Aim of the task =>
How many lines of these entries include the string "chart"? State the number alone.

Data provided =>
--- start ---

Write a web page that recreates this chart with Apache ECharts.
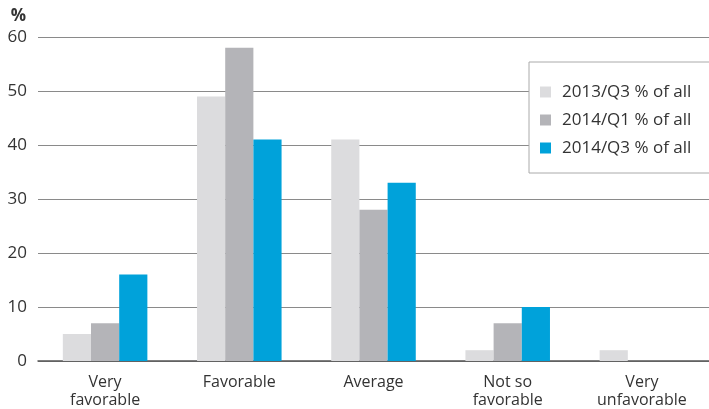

--- end ---
--- start ---

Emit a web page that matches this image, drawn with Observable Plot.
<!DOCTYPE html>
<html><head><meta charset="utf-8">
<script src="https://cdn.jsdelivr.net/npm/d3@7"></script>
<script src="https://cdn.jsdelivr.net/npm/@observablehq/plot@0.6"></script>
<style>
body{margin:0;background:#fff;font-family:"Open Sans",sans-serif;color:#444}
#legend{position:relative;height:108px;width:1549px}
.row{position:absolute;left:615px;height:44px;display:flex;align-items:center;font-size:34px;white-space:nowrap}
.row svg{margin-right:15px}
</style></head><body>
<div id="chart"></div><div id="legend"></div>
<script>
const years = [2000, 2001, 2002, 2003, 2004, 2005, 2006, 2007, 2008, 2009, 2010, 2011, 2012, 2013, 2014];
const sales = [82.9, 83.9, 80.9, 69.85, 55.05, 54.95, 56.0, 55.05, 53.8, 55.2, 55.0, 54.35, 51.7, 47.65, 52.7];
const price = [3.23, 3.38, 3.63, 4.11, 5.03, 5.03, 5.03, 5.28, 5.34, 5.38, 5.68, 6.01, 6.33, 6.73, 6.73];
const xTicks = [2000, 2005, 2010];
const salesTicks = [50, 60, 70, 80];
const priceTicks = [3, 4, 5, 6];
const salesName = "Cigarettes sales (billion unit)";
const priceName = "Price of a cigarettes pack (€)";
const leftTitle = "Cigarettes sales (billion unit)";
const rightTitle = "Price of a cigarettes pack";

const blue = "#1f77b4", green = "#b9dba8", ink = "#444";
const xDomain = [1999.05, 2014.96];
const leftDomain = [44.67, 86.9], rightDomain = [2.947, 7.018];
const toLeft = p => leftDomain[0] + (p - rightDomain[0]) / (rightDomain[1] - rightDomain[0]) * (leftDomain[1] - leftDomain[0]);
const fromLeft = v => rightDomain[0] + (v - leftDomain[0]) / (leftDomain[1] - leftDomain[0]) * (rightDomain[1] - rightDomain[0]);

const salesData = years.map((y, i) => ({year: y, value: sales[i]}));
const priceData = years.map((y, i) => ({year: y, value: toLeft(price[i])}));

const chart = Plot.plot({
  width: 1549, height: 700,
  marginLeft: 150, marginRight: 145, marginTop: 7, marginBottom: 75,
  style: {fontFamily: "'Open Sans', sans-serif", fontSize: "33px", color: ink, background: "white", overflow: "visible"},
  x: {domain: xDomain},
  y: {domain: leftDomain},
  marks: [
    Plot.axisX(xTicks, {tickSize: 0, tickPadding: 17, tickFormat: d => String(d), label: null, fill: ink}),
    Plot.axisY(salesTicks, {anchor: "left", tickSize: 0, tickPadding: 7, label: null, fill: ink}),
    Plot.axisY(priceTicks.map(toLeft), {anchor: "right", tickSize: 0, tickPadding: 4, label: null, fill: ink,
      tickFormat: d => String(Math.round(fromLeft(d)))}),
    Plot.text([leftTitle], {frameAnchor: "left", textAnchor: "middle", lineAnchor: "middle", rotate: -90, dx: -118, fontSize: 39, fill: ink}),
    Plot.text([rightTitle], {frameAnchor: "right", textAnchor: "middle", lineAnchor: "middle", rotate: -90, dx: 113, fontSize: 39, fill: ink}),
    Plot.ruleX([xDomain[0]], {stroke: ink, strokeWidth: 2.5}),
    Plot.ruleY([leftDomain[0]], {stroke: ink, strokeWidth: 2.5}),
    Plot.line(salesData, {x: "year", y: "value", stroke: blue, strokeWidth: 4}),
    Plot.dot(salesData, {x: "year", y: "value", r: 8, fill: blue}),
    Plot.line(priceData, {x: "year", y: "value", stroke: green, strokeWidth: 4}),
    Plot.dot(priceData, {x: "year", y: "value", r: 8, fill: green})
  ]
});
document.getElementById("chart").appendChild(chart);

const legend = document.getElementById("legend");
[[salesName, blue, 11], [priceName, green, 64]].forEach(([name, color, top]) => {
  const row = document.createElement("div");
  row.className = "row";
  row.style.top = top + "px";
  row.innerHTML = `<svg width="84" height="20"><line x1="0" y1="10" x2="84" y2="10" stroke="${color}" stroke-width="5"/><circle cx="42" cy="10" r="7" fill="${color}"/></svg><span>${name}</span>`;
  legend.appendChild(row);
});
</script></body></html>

--- end ---

Written response =>
4